Why? Well, maybe it’s because Chamy still misses his wife (that’s what he tells Berta, anyway, gently letting her down). More likely it’s because it just didn’t fit in with the film that Alberdi really wanted to make. Because over the final half, the whole spy conceit is put aside, and Chamy becomes less of a spy than everybody’s best friend.

Which might be what Alberdi had in mind all along. After all, how many people would willingly seek out a film that, ultimately, is a study of the loneliness of late life? Yet the prospect of watching a film about a guy who can’t even figure out how to use his iPhone yet is trying to get to the bottom of possible criminal activity? That sounds far more likely to attract a viewing audience.

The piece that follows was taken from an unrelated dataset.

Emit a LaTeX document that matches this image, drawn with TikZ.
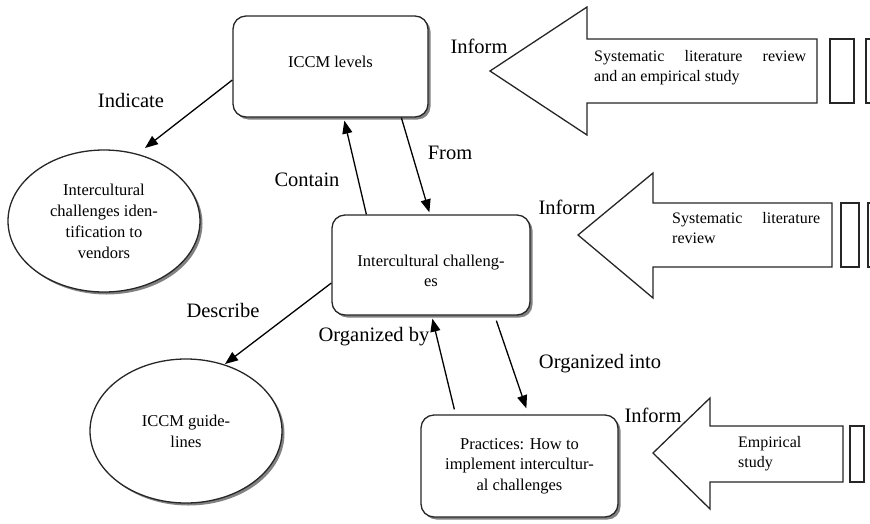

The Sundance Institute describes “The Mole Agent” as “a stylish combination of an observational documentary and a spy movie, with sleek camerawork and wonderfully watchable characters.” If you ignore the obvious attempt at salesmanship – what does it really mean to be “wonderfully watchable”? – the description is mostly true.

As for the notion of Alberdi’s movie being a “spy movie,” well, think of what spies do: They fool you into thinking they are something they definitely are not. Ultimately, that’s exactly what “The Mole Agent” ends up being: something that passes itself off as a fun adventure but then transforms into something honestly moving and profoundly sad.